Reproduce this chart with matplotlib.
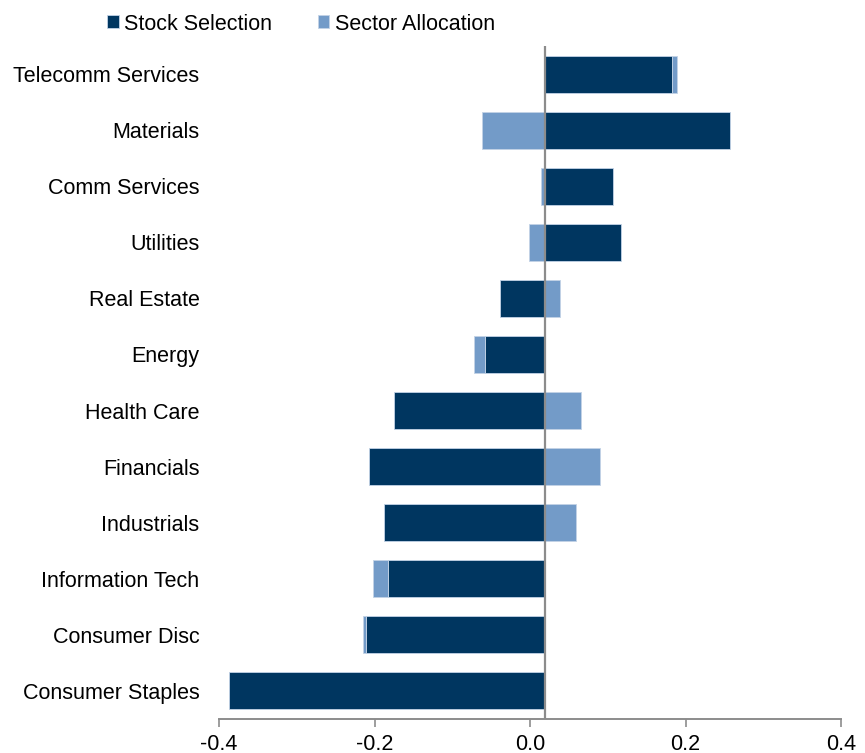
import matplotlib.pyplot as plt
import numpy as np

plt.rcParams['font.family'] = ['Liberation Sans', 'DejaVu Sans']

sectors = ["Telecomm Services", "Materials", "Comm Services", "Utilities",
           "Real Estate", "Energy", "Health Care", "Financials", "Industrials",
           "Information Tech", "Consumer Disc", "Consumer Staples"]
stock_sel = [0.163, 0.238, 0.087, 0.097, -0.058, -0.077,
             -0.195, -0.227, -0.207, -0.202, -0.230, -0.407]
sector_alloc = [0.006, -0.082, -0.006, -0.021, 0.019, -0.015,
                0.046, 0.070, 0.040, -0.020, -0.005, 0.0]
xticks = [-0.4, -0.2, 0.0, 0.2, 0.4]
xtick_labels = ["-0.4", "-0.2", "0.0", "0.2", "0.4"]
axis_cross = 0.0196  # where the value axis crosses in the original

dark = '#003660'
light = '#739bc8'
edge = '#c3d3e6'
grey = '#8c8c8c'

fig = plt.figure(figsize=(8.65, 7.53), dpi=100)
ax = fig.add_axes([0.2532, 0.0452, 0.7191, 0.8937])

y = np.arange(len(sectors))
stock = np.array(stock_sel)
alloc = np.array(sector_alloc)
# stack like excel: same sign continues from the stock bar, opposite sign starts at the axis
same = np.sign(alloc) == np.sign(stock)
alloc_left = axis_cross + np.where(same, stock, 0)

b1 = ax.barh(y, stock, left=axis_cross, height=0.66, color=dark,
             edgecolor=edge, linewidth=0.6, label='Stock Selection')
b2 = ax.barh(y, alloc, left=alloc_left, height=0.66, color=light,
             edgecolor=edge, linewidth=0.6, label='Sector Allocation')

ax.set_xlim(-0.4, 0.4)
ax.set_ylim(len(sectors) - 0.5, -0.5)
ax.axvline(axis_cross, color=grey, lw=1.6, zorder=3)

for s in ['top', 'right', 'left']:
    ax.spines[s].set_visible(False)
ax.spines['bottom'].set_color(grey)
ax.spines['bottom'].set_linewidth(1.4)

ax.set_yticks(y, sectors, fontsize=15.5)
ax.tick_params(axis='y', length=0, pad=14)
ax.set_xticks(xticks, xtick_labels, fontsize=15.5)
ax.tick_params(axis='x', length=5.5, width=1.2, color=grey, pad=5)

fig.legend(handles=[b1, b2], loc='center', bbox_to_anchor=(0.348, 0.968),
           ncol=2, frameon=False, fontsize=15.5, handlelength=0.55,
           handleheight=0.55, handletextpad=0.25, columnspacing=2.1)

fig.savefig('out.png', dpi=100)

===============

§ Set exercise:
From the opening line of the listing above through the line bearing "ax = fig.add_axes([0.2532, 0.0452, 0.7191, 0.8937])", repeat each line exactly. Drop every picture.

§ Result:
Reproduce this chart with matplotlib.
import matplotlib.pyplot as plt
import numpy as np

plt.rcParams['font.family'] = ['Liberation Sans', 'DejaVu Sans']

sectors = ["Telecomm Services", "Materials", "Comm Services", "Utilities",
           "Real Estate", "Energy", "Health Care", "Financials", "Industrials",
           "Information Tech", "Consumer Disc", "Consumer Staples"]
stock_sel = [0.163, 0.238, 0.087, 0.097, -0.058, -0.077,
             -0.195, -0.227, -0.207, -0.202, -0.230, -0.407]
sector_alloc = [0.006, -0.082, -0.006, -0.021, 0.019, -0.015,
                0.046, 0.070, 0.040, -0.020, -0.005, 0.0]
xticks = [-0.4, -0.2, 0.0, 0.2, 0.4]
xtick_labels = ["-0.4", "-0.2", "0.0", "0.2", "0.4"]
axis_cross = 0.0196  # where the value axis crosses in the original

dark = '#003660'
light = '#739bc8'
edge = '#c3d3e6'
grey = '#8c8c8c'

fig = plt.figure(figsize=(8.65, 7.53), dpi=100)
ax = fig.add_axes([0.2532, 0.0452, 0.7191, 0.8937])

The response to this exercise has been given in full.